[Start]

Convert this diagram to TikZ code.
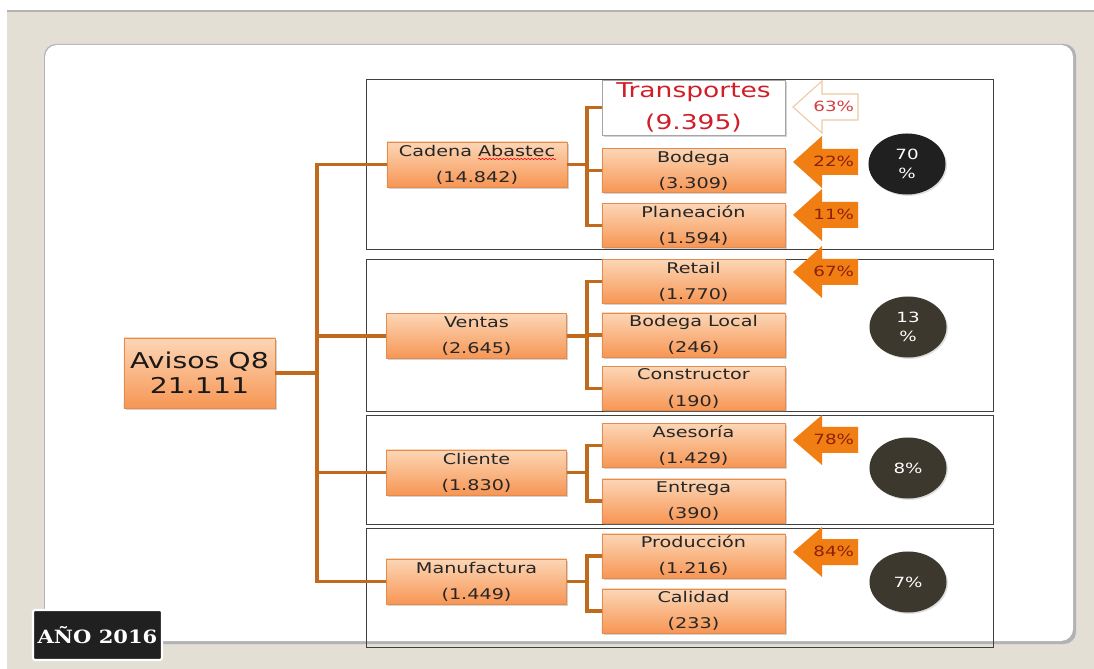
\documentclass[tikz,border=0pt]{standalone}
\usepackage{fontspec}
\setmainfont{DejaVu Sans}[FakeStretch=1.3]
\newfontfamily\yearfont{DejaVu Serif}[FakeStretch=1.15]
\usetikzlibrary{shapes.geometric,shadows,decorations.pathmorphing}
\definecolor{beige}{RGB}{228,223,213}
\definecolor{linkbrown}{RGB}{192,106,30}
\definecolor{peach}{RGB}{252,214,182}
\definecolor{peachdark}{RGB}{247,150,84}
\definecolor{peachline}{RGB}{228,140,80}
\definecolor{arroworange}{RGB}{240,126,18}
\definecolor{pctred}{RGB}{140,32,10}
\definecolor{transred}{RGB}{208,30,40}
\definecolor{circdark}{RGB}{60,56,46}
\definecolor{circblack}{RGB}{32,32,32}
\begin{document}
\begin{tikzpicture}[x=0.025cm, y=-0.025cm,
    boxbase/.style={rectangle, line width=0.4pt,
        drop shadow={opacity=0.35, shadow xshift=1.2pt, shadow yshift=-1.2pt},
        align=center, inner sep=0pt, text=black!85, font=\fontsize{10.5}{18.5}\selectfont},
    box/.style={boxbase, top color=peach, bottom color=peachdark, draw=peachline},
    lvlone/.style={box, minimum width=4.5cm, minimum height=1.125cm},
    lvltwo/.style={box, minimum width=4.575cm, minimum height=1.1cm},
    link/.style={draw=linkbrown, line width=2.6pt},
    frame/.style={draw=black!75, line width=0.7pt},
    pctarrow/.style={fill=arroworange},
    pcttext/.style={anchor=east, text=pctred, font=\fontsize{10}{12}\selectfont},
    pctcircle/.style={ellipse, minimum width=1.925cm, minimum height=1.525cm, inner sep=0pt,
        align=center, text=white, drop shadow={opacity=0.25, shadow xshift=1pt, shadow yshift=-1pt},
        font=\fontsize{10}{13.5}\selectfont}]
\useasboundingbox (0,0) rectangle (1094,669);
% background and panel
\fill[beige] (0,12) rectangle (1094,669);
\fill[white] (0,12) rectangle (7,669);
\draw[black!30, line width=1.5pt] (7,11) -- (1094,11);
\fill[black!30, rounded corners=0.3cm] (44,44) rectangle (1076,644);
\fill[white, rounded corners=0.3cm] (45,45) rectangle (1073,641);
% frames
\draw[frame] (366,79) rectangle (993,249);
\draw[frame] (366,259) rectangle (993,411);
\draw[frame] (366,415) rectangle (993,524);
\draw[frame] (366,528) rectangle (993,647);
% nodes
\node[box, minimum width=3.775cm, minimum height=1.75cm, font=\fontsize{15.5}{17.5}\selectfont, text=black!90] (avisos) at (199.5,373) {Avisos Q8\\21.111};
\node[lvlone] (cadena) at (477,164.5) {Cadena Abastec\\(14.842)};
\node[lvlone] (ventas) at (476.5,336) {Ventas\\(2.645)};
\node[lvlone] (cliente) at (476.5,472.5) {Cliente\\(1.830)};
\node[lvlone] (manufactura) at (476.5,581.5) {Manufactura\\(1.449)};
\node[boxbase, fill=white, draw=black!35, minimum width=4.575cm, minimum height=1.375cm, text=transred, font=\fontsize{14.5}{22.5}\selectfont] (transportes) at (693.5,107.5) {Transportes\\(9.395)};
\node[lvltwo] (bodega) at (693.5,170.5) {Bodega\\(3.309)};
\node[lvltwo] (planeacion) at (693.5,225.5) {Planeación\\(1.594)};
\node[lvltwo] (retail) at (693.5,281.5) {Retail\\(1.770)};
\node[lvltwo] (bodegalocal) at (693.5,335) {Bodega Local\\(246)};
\node[lvltwo] (constructor) at (693.5,388.5) {Constructor\\(190)};
\node[lvltwo] (asesoria) at (693.5,445.5) {Asesoría\\(1.429)};
\node[lvltwo] (entrega) at (693.5,501) {Entrega\\(390)};
\node[lvltwo] (produccion) at (693.5,556) {Producción\\(1.216)};
\node[lvltwo] (calidad) at (693.5,611) {Calidad\\(233)};
\draw[red, line width=0.4pt, decorate, decoration={snake, amplitude=0.5pt, segment length=2.5pt}] (478,159) -- (556,159);
% connectors
\draw[link] (avisos.east) -- ++(42,0) |- (cadena.west);
\draw[link] (avisos.east) -- ++(42,0) |- (ventas.west);
\draw[link] (avisos.east) -- ++(42,0) |- (cliente.west);
\draw[link] (avisos.east) -- ++(42,0) |- (manufactura.west);
\draw[link] (cadena.east) -- ++(20,0) |- (transportes.west);
\draw[link] (cadena.east) -- ++(20,0) |- (bodega.west);
\draw[link] (cadena.east) -- ++(20,0) |- (planeacion.west);
\draw[link] (ventas.east) -- ++(20,0) |- (retail.west);
\draw[link] (ventas.east) -- ++(20,0) |- (bodegalocal.west);
\draw[link] (ventas.east) -- ++(20,0) |- (constructor.west);
\draw[link] (cliente.east) -- ++(20,0) |- (asesoria.west);
\draw[link] (cliente.east) -- ++(20,0) |- (entrega.west);
\draw[link] (manufactura.east) -- ++(20,0) |- (produccion.west);
\draw[link] (manufactura.east) -- ++(20,0) |- (calidad.west);
% arrows
\draw[fill=white, draw={rgb,255:red,236;green,204;blue,164}, line width=0.8pt] (793,107) -- ++(29,-26) -- ++(0,13) -- ++(36,0) -- ++(0,26) -- ++(-36,0) -- ++(0,13) -- cycle;
\node[pcttext, text={rgb,255:red,212;green,62;blue,62}] (p63) at (859,106) {63\%};
\fill[pctarrow] (793,162) -- ++(29,-26) -- ++(0,13) -- ++(36,0) -- ++(0,26) -- ++(-36,0) -- ++(0,13) -- cycle;
\node[pcttext] (p22) at (859,161) {22\%};
\fill[pctarrow] (793,215) -- ++(29,-26) -- ++(0,13) -- ++(36,0) -- ++(0,26) -- ++(-36,0) -- ++(0,13) -- cycle;
\node[pcttext] (p11) at (859,214) {11\%};
\fill[pctarrow] (793,272) -- ++(29,-26) -- ++(0,13) -- ++(36,0) -- ++(0,26) -- ++(-36,0) -- ++(0,13) -- cycle;
\node[pcttext] (p67) at (859,271) {67\%};
\fill[pctarrow] (793,440) -- ++(29,-25) -- ++(0,12) -- ++(36,0) -- ++(0,26) -- ++(-36,0) -- ++(0,12) -- cycle;
\node[pcttext] (p78) at (859,439) {78\%};
\fill[pctarrow] (793,552) -- ++(29,-25) -- ++(0,12) -- ++(36,0) -- ++(0,26) -- ++(-36,0) -- ++(0,12) -- cycle;
\node[pcttext] (p84) at (859,551) {84\%};
% circles
\node[pctcircle, fill=circblack] (c70) at (907,164) {70\\\%};
\node[pctcircle, fill=circdark] (c13) at (908,327) {13\\\%};
\node[pctcircle, fill=circdark] (c8) at (908,468) {8\%};
\node[pctcircle, fill=circdark] (c7) at (908,582) {7\%};
% year label
\node[fill=circblack, draw=white, line width=1.5pt, rounded corners=1.5pt, minimum width=3.225cm, minimum height=1.25cm, inner sep=0pt, text=white, font=\yearfont\bfseries\fontsize{13}{15}\selectfont] (anio) at (97.5,635) {AÑO 2016};
\end{tikzpicture}
\end{document}
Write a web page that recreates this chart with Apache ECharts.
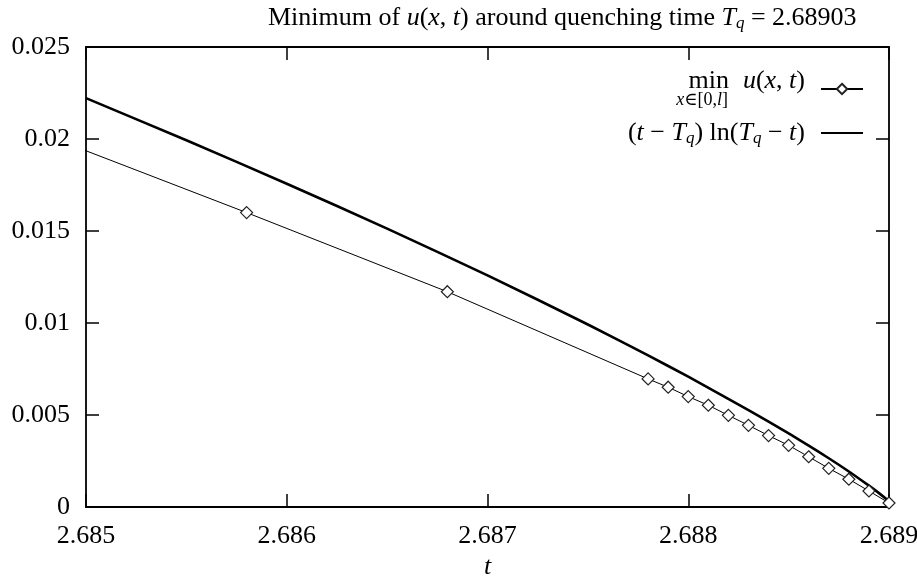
<!DOCTYPE html>
<html>
<head>
<meta charset="utf-8">
<script src="https://cdn.jsdelivr.net/npm/echarts@6/dist/echarts.min.js"></script>
<style>
  html, body { margin: 0; padding: 0; background: #fff; }
  #chart { width: 917px; height: 577px; }
</style>
</head>
<body>
<div id="chart"></div>
<script>
// measured minimum of u(x,t)
const minT = [2.6848, 2.6858, 2.6868, 2.6878, 2.6879, 2.6880, 2.6881, 2.6882, 2.6883, 2.6884,
              2.6885, 2.6886, 2.6887, 2.6888, 2.6889, 2.6890, 2.68901, 2.68902, 2.68903];
const minU = [0.0202, 0.0160, 0.0117, 0.00696, 0.00651, 0.00600, 0.00553, 0.00498, 0.00444, 0.00388,
              0.00335, 0.00273, 0.00210, 0.00151, 0.00087, 0.00022, 0.00015, 0.00008, 0.0];

// (t - Tq) ln(Tq - t)
const fitT = [2.685, 2.6855, 2.686, 2.6865, 2.687, 2.6875, 2.6878, 2.688, 2.6883, 2.6885,
              2.6886, 2.6887, 2.6888, 2.6889, 2.68895, 2.6890, 2.68902, 2.68903];
const fitU = [0.02222, 0.01993, 0.01757, 0.01513, 0.01259, 0.00992, 0.00824, 0.00708, 0.00527, 0.00400,
              0.00333, 0.00265, 0.00193, 0.00116, 0.000755, 0.00031, 0.000115, 0.0];

const xMin = 2.685, xMax = 2.689, xStep = 0.001;
const yMin = 0, yMax = 0.025, yStep = 0.005;

const FONT = '"Liberation Serif", "DejaVu Serif", serif';
const FS = 26;
const chart = echarts.init(document.getElementById('chart'));

const tickStyle = { show: true, inside: true, length: 13, lineStyle: { color: '#000', width: 1.5 } };
const lineStyle = { lineStyle: { color: '#000', width: 1.8 } };

function xAxis(pos, labels) {
  return {
    type: 'value', position: pos, min: xMin, max: xMax, interval: xStep,
    axisLine: { show: true, onZero: false, ...lineStyle },
    axisTick: tickStyle,
    splitLine: { show: false },
    axisLabel: {
      show: labels, margin: 16, color: '#000', fontFamily: FONT, fontSize: FS,
      formatter: v => v.toFixed(3)
    },
    name: labels ? 't' : '', nameLocation: 'middle', nameGap: 45,
    nameTextStyle: { color: '#000', fontFamily: FONT, fontSize: FS, fontStyle: 'italic' }
  };
}
function yAxis(pos, labels) {
  return {
    type: 'value', position: pos, min: yMin, max: yMax, interval: yStep,
    axisLine: { show: true, onZero: false, ...lineStyle },
    axisTick: tickStyle,
    splitLine: { show: false },
    axisLabel: {
      show: labels, margin: 16, color: '#000', fontFamily: FONT, fontSize: FS,
      formatter: v => String(+v.toFixed(3))
    }
  };
}

const rich = {
  i: { fontStyle: 'italic', fontFamily: FONT, fontSize: FS, lineHeight: 28, color: '#000' },
  s: { fontStyle: 'italic', fontFamily: FONT, fontSize: 17, lineHeight: 14, verticalAlign: 'bottom', color: '#000' },
  li: { fontStyle: 'italic', fontFamily: FONT, fontSize: FS, lineHeight: 22, color: '#000' },
  ms: { width: 14, lineHeight: 22 },
  sub: { fontFamily: FONT, fontSize: 18, lineHeight: 16, color: '#000' },
  subi: { fontFamily: FONT, fontSize: 18, lineHeight: 16, color: '#000', fontStyle: 'italic' },
  gap: { width: 77, lineHeight: 16 }
};

const option = {
  animation: false,
  backgroundColor: '#fff',
  title: {
    text: 'Minimum of {i|u}({i|x}, {i|t}) around quenching time {i|T}{s|q} = 2.68903',
    left: 263, top: -1,
    textStyle: { color: '#000', fontFamily: FONT, fontSize: FS, fontWeight: 'normal', lineHeight: 28, rich: rich }
  },
  grid: { left: 86, right: 28, top: 47, bottom: 70, containLabel: false, outerBoundsMode: 'none' },
  legend: {
    orient: 'vertical', right: 48, top: 63, align: 'right',
    itemWidth: 42, itemHeight: 13, itemGap: 6,
    textStyle: { color: '#000', fontFamily: FONT, fontSize: FS, lineHeight: 22, padding: [0, 11, 0, 0], rich: rich },
    formatter: name => name === 'min'
      ? 'min{ms| }{li|u}({li|x}, {li|t})\n{subi|x}{sub|∈[0,}{subi|l}{sub|]}{gap| }'
      : '({i|t} − {i|T}{s|q}) ln({i|T}{s|q} − {i|t})',
    data: [{ name: 'min' }, { name: 'fit', itemStyle: { opacity: 0 } }]
  },
  xAxis: [xAxis('bottom', true), xAxis('top', false)],
  yAxis: [yAxis('left', true), yAxis('right', false)],
  series: [
    {
      name: 'min', type: 'line', xAxisIndex: 0, yAxisIndex: 0,
      data: minT.map((t, k) => [t, minU[k]]),
      showAllSymbol: true, symbol: 'diamond', symbolSize: 12,
      itemStyle: { color: '#fff', borderColor: '#222', borderWidth: 1.2 },
      lineStyle: { color: '#000', width: 1 },
      z: 3
    },
    {
      name: 'fit', type: 'line', xAxisIndex: 0, yAxisIndex: 0,
      data: fitT.map((t, k) => [t, fitU[k]]),
      showSymbol: false, symbol: 'none', smooth: 0.2,
      itemStyle: { color: '#000' },
      lineStyle: { color: '#000', width: 2.6 },
      z: 2
    }
  ]
};
chart.setOption(option);
</script>
</body>
</html>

[End]

* Work to complete
Leave the pictures out and copy exactly the lines from the one with "Write a web" through the one with "0.00015, 0.00008, 0.0];", nothing more.

* Problem solution
Write a web page that recreates this chart with Apache ECharts.
<!DOCTYPE html>
<html>
<head>
<meta charset="utf-8">
<script src="https://cdn.jsdelivr.net/npm/echarts@6/dist/echarts.min.js"></script>
<style>
  html, body { margin: 0; padding: 0; background: #fff; }
  #chart { width: 917px; height: 577px; }
</style>
</head>
<body>
<div id="chart"></div>
<script>
// measured minimum of u(x,t)
const minT = [2.6848, 2.6858, 2.6868, 2.6878, 2.6879, 2.6880, 2.6881, 2.6882, 2.6883, 2.6884,
              2.6885, 2.6886, 2.6887, 2.6888, 2.6889, 2.6890, 2.68901, 2.68902, 2.68903];
const minU = [0.0202, 0.0160, 0.0117, 0.00696, 0.00651, 0.00600, 0.00553, 0.00498, 0.00444, 0.00388,
              0.00335, 0.00273, 0.00210, 0.00151, 0.00087, 0.00022, 0.00015, 0.00008, 0.0];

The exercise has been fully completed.